Problem requirements: Please copy the lines below exactly, from the first one through the line showing "(0,0) rectangle (1104,834);".

Source data:
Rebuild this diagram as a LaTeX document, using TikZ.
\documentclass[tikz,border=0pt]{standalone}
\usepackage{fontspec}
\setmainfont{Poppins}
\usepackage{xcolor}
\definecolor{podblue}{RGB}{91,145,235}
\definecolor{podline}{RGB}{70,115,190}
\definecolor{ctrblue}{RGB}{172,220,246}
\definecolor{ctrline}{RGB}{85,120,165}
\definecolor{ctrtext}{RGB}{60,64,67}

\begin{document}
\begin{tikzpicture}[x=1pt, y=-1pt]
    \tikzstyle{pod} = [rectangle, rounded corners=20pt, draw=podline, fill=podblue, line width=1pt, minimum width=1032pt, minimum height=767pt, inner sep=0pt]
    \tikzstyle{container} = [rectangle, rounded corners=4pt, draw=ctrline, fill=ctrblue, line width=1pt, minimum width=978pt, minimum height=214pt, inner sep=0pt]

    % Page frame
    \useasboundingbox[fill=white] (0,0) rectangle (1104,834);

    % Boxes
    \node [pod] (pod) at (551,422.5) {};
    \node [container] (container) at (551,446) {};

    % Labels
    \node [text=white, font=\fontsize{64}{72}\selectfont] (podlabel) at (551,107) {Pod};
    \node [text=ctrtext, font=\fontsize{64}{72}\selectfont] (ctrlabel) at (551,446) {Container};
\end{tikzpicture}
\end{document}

Exercise output:
Rebuild this diagram as a LaTeX document, using TikZ.
\documentclass[tikz,border=0pt]{standalone}
\usepackage{fontspec}
\setmainfont{Poppins}
\usepackage{xcolor}
\definecolor{podblue}{RGB}{91,145,235}
\definecolor{podline}{RGB}{70,115,190}
\definecolor{ctrblue}{RGB}{172,220,246}
\definecolor{ctrline}{RGB}{85,120,165}
\definecolor{ctrtext}{RGB}{60,64,67}

\begin{document}
\begin{tikzpicture}[x=1pt, y=-1pt]
    \tikzstyle{pod} = [rectangle, rounded corners=20pt, draw=podline, fill=podblue, line width=1pt, minimum width=1032pt, minimum height=767pt, inner sep=0pt]
    \tikzstyle{container} = [rectangle, rounded corners=4pt, draw=ctrline, fill=ctrblue, line width=1pt, minimum width=978pt, minimum height=214pt, inner sep=0pt]

    % Page frame
    \useasboundingbox[fill=white] (0,0) rectangle (1104,834);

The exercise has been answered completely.